Please get these simple facts straight before posting.
Sunspots influence low-level clouds which then influence climate. A wider lower solar cycle can have the same influence on climate as a narrow high one. The sunspot time-integral (properly reduced by the energy radiated from the planet) exploits this. Google ‘sunspot “time integral”‘ and follow the links to find an analysis that resulted in a simple equation that calculates average global temperatures since 1895 with 88% accuracy and accurately (std dev less than 0.1C) predicts temperatures since 1990.
Who woulda thought.
wayne job said:
“We would be cooked if our climate was not controlled by negative feed backs, there are no positive ones…”
____
So skeptics are now resorting to the notion that there are not even any positive feedbacks in the climate system?
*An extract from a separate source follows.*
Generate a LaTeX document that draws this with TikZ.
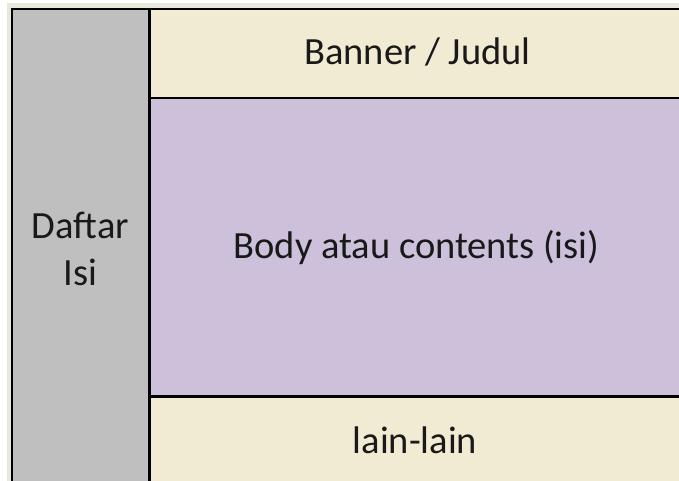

Sad, but not surprising…
R. Gates says: February 10, 2012 at 4:30 pm
The research indicates that warmer ocean temperatures are closely associated with events such as the “Snowmaggedon” as the energy and moisture to move all that water must come from somewhere.
+++++++++++++++++++++++++++++++++++++++++
Why, in that case did these so-called ‘scientists’ predict LESS snow?
http://www.independent.co.uk/environment/snowfalls-are-now-just-a-thing-of-the-past-724017.html
Gates, you and your fellow Greens are running a ‘heads we win, tails you lose’ scam, and well you know it.
.
Too many people take certain parts of the climate statistics and use them for their own benefits. This year the winter in the U.S. seems to be milder so naturally some people will say that global warming is happening here. Other parts of the world seem to be having a devastating winter so what will they say about that? They will then use the term “climate change” and that the colder weather is also man’s fault. Statistics can be manipulated if you decide just to use the parts that benefit you the most. People need to look at the whole picture and make logical decisions.
Joel Shore says: February 10, 2012 at 6:24 pm
Read what I write and respond to IT. Your examples are of people talking about the “dice being loaded” by AGW. (Whether they are correct in those particular cases is unclear. For example, I don’t think that there is a well-established link between AGW and tornado frequency and severity.)
Joel, I was responding to what you wrote. Your contributions here are often very nuanced; these published academics offered no nuance at all in this discussion: AGW causes more and more intense storms. When challenged, they did not respond with “loaded dice” scenarios, they demanded an explanation for what else could have caused a specific tornado event if not AGW. As for your assertion about a well-established link, the empirical evidence shows no link at all. The “loaded dice” metaphor is plain and simple hand-waving.
On the NOAA NAO page, http://www.cpc.ncep.noaa.gov/data/teledoc/nao.shtml, I thought I would find a prediction of the NAO for the next few weeks and months. It appears that, beyond about a week, they have no idea. Their predictions look like random musing and guesswork. They apparently have no idea what causes a negative or positive trend. Surprising that something so important to weather would still be such a mystery.